Oregon Right to Life
- Formation: 1970
- Type: Nonprofit advocacy organization
- Location: Keizer, Oregon, United States;
- Key people: Lois Anderson (Executive Director)
- Website: ortl.org

= Oregon Right to Life =

Advocacy organization in Oregon

Oregon Right to Life (ORTL) is a nonprofit advocacy organization that is based in Keizer, Oregon. There are more than 25,000 members and supporters of the organization in Oregon as of 2026. It advocates for protecting human life from conception to natural death. The group was founded in 1970. It is one of the oldest right-to-life organizations in the United States. It is an affiliate of the National Right to Life Committee and has an education foundation.

== History ==
Oregon Right to Life was founded in 1970. The organization incorporated under the name "Right to Life" on August 22, 1970, with pro-bono help from attorney Fred Granata. It is an affiliate of the National Right to Life Committee.

Lois Anderson has been executive director of Oregon Right to Life since 2016. Before that, she served as the organization's director of political operations for 17 years. She began working with the organization in 1999.

== Advocacy and political activity ==
The organization advocates for protecting human life at all points of gestation. It supports pregnancy resource centers. The group has described its mission as advocating for the most vulnerable human beings whose right to life is denied or abridged under current law. It is Oregon's largest pro-life group and receives no government funding.
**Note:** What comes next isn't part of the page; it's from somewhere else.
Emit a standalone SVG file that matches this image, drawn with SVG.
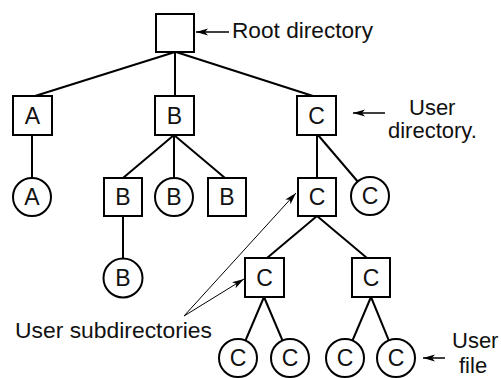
<svg xmlns="http://www.w3.org/2000/svg" width="501" height="378" viewBox="0 0 501 378">
<style>
.n{fill:#fff;stroke:#000;stroke-width:2}
.t{font-family:"Liberation Sans",Arial,sans-serif;font-size:22px;fill:#111}
.c{text-anchor:middle;font-size:23px}
.e{stroke:#000;stroke-width:2;fill:none}
.a{stroke:#000;stroke-width:1.5;fill:none}
.a1{stroke:#000;stroke-width:1;fill:none}
</style>
<defs>
<marker id="ah" markerUnits="userSpaceOnUse" markerWidth="13" markerHeight="8" refX="12" refY="3.5" orient="auto">
<path d="M0,0 L12,3.5 L0,7 L3,3.5 z" fill="#000"/>
</marker>
</defs>
<rect width="501" height="378" fill="#fff"/>
<g id="connectors">
<line class="e" x1="175" y1="52" x2="35" y2="96"/>
<line class="e" x1="175" y1="52" x2="175" y2="96"/>
<line class="e" x1="176" y1="52" x2="313" y2="96"/>
<line class="e" x1="32" y1="135" x2="32" y2="178"/>
<line class="e" x1="174" y1="135" x2="123" y2="178"/>
<line class="e" x1="174" y1="135" x2="174" y2="178"/>
<line class="e" x1="174" y1="135" x2="225" y2="178"/>
<line class="e" x1="123" y1="216" x2="123" y2="259"/>
<line class="e" x1="317" y1="135" x2="317" y2="178"/>
<line class="e" x1="318" y1="135" x2="357.7" y2="181.5"/>
<line class="e" x1="317" y1="216" x2="267" y2="258"/>
<line class="e" x1="317" y1="216" x2="367" y2="258"/>
<line class="e" x1="264" y1="297" x2="245.5" y2="340.5"/>
<line class="e" x1="264" y1="297" x2="282.5" y2="340.5"/>
<line class="e" x1="371" y1="297" x2="352.5" y2="340.5"/>
<line class="e" x1="371" y1="297" x2="388.8" y2="340.4"/>
<line class="a" x1="229" y1="32" x2="196" y2="32" marker-end="url(#ah)"/>
<line class="a" x1="385" y1="113" x2="353" y2="113" marker-end="url(#ah)"/>
<line class="a" x1="445" y1="358" x2="423" y2="358" marker-end="url(#ah)"/>
<line class="a1" x1="184" y1="316" x2="296" y2="193" marker-end="url(#ah)"/>
<line class="a1" x1="184" y1="316" x2="244" y2="279" marker-end="url(#ah)"/>
</g>
<g id="root"><rect class="n" x="156" y="14" width="38" height="38"/></g>
<g id="dirA"><rect class="n" x="13" y="96" width="39" height="39"/><text class="t c" x="32.5" y="123.7">A</text></g>
<g id="dirB"><rect class="n" x="155" y="96" width="39" height="39"/><text class="t c" x="174.5" y="123.7">B</text></g>
<g id="dirC"><rect class="n" x="297" y="96" width="39" height="39"/><text class="t c" x="316.5" y="123.7">C</text></g>
<g id="fileA"><circle class="n" cx="32" cy="197" r="19"/><text class="t c" x="32" y="205.2">A</text></g>
<g id="dirB1"><rect class="n" x="104" y="178" width="38" height="38"/><text class="t c" x="123" y="205.2">B</text></g>
<g id="fileB1"><circle class="n" cx="174" cy="197" r="19"/><text class="t c" x="174" y="205.2">B</text></g>
<g id="dirB3"><rect class="n" x="208" y="178" width="38" height="38"/><text class="t c" x="227" y="205.2">B</text></g>
<g id="dirCm"><rect class="n" x="298" y="178" width="38" height="38"/><text class="t c" x="317" y="205.2">C</text></g>
<g id="fileC1"><circle class="n" cx="370" cy="196" r="19"/><text class="t c" x="370" y="204.2">C</text></g>
<g id="fileB2"><circle class="n" cx="123" cy="278" r="19.5"/><text class="t c" x="123" y="286.2">B</text></g>
<g id="dirCl"><rect class="n" x="245" y="258" width="39" height="39"/><text class="t c" x="264.5" y="285.7">C</text></g>
<g id="dirCr"><rect class="n" x="352" y="258" width="38" height="39"/><text class="t c" x="371" y="285.7">C</text></g>
<g id="fileC2"><circle class="n" cx="238" cy="358" r="19"/><text class="t c" x="238" y="366.2">C</text></g>
<g id="fileC3"><circle class="n" cx="290" cy="358" r="19"/><text class="t c" x="290" y="366.2">C</text></g>
<g id="fileC4"><circle class="n" cx="345" cy="358" r="19"/><text class="t c" x="345" y="366.2">C</text></g>
<g id="fileC5"><circle class="n" cx="396" cy="358" r="19"/><text class="t c" x="396" y="366.2">C</text></g>
<g id="labels">
<text class="t" x="232" y="37.5" textLength="141" lengthAdjust="spacingAndGlyphs">Root directory</text>
<text class="t" x="409" y="115">User</text>
<text class="t" x="388" y="138">directory.</text>
<text class="t" x="15" y="338" textLength="197" lengthAdjust="spacingAndGlyphs">User subdirectories</text>
<text class="t" x="452" y="348">User</text>
<text class="t" x="459" y="373">file</text>
</g>
</svg>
Oregon Right to Life operates a political action committee known as Oregon Right to Life PAC, which endorses and supports pro-life candidates at local, state, and federal levels. In the 2024 general election, more than 60% of the candidates supported by the PAC won their races. The PAC has been described by the Oregon Capital Chronicle as a pro-life group that can act as a kingmaker in Republican primaries.

== Lawsuit over insurance coverage ==
In 2023, Oregon Right to Life filed a lawsuit challenging a 2017 state law. The lawsuit, Oregon Right to Life v. O'Day, was filed on September 9, 2023, against the Oregon Department of Consumer and Business Services and its then-director Andrew R. Stolfi. The organization argued that the state was violating the organization's right by forcing it to purchase a plan that included methods it opposed. A federal judge initially dismissed the case in 2024, but the Ninth U.S. Circuit Court of Appeals revived it in October 2025.

A divided three-judge panel of the Ninth Circuit overturned the dismissal, with Circuit Judge Lawrence VanDyke writing for the majority. Circuit Judge John Owens joined VanDyke in the majority. The organization cited its founding documents and statements affirming Judeo-Christian beliefs in the sanctity of life during the appeal.

In April 2026, U.S. District Judge Mustafa T. Kasubhai ruled that the law violated Oregon Right to Life's First Amendment right. The judge granted narrow relief applying only to Oregon Right to Life. Oregon Right to Life Executive Director Lois Anderson said the First Amendment protection is foundational to the organization's understanding of freedom. She also stated that it was always absurd for Oregon to attempt to force Oregon Right to Life to fund the very practice the organization is dedicated to opposing.